Many books/ webpages claim that Mulliken started this symbols, and they are indeed called Mulliken symbols http://www.cup.uni-muenchen.de/ch/compchem/geom/point3.html, however, many other physicists were using A, B, E and T symbolism at the same time (1930s). The letter C was not used. It appears that mathematicians must be using these symbols before that but I could not find any example. Is anyone aware of the history of character tables such as the one shown here? Thank you.

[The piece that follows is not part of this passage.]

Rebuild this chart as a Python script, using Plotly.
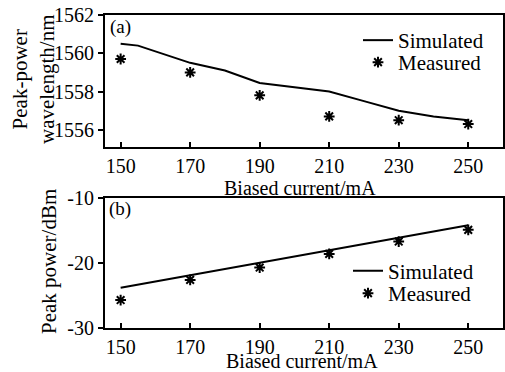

up vote 2 down vote accepted

Mulliken credits Georg Placzek in his autobiography (1989, p. 90). According to T. Oka (2011)(pdf):

Placzek (1934) introduced the currently used symbols of irreducible representations such as A (symmetric), B (antisymmetric), E (“entartet”, doubly degenerate), F (triply degenerate), subscript 1 and 2 (to specify symmetry with respect to C2) and superscript ′ and ′′ (to specify symmetry with respect to σ), etc. While a little unsystematic, the much-needed nomenclature was immediately adopted by theorists like Teller, Tisza, Mulliken, Wilson, and others, and has become the fixture in molecular spectroscopy.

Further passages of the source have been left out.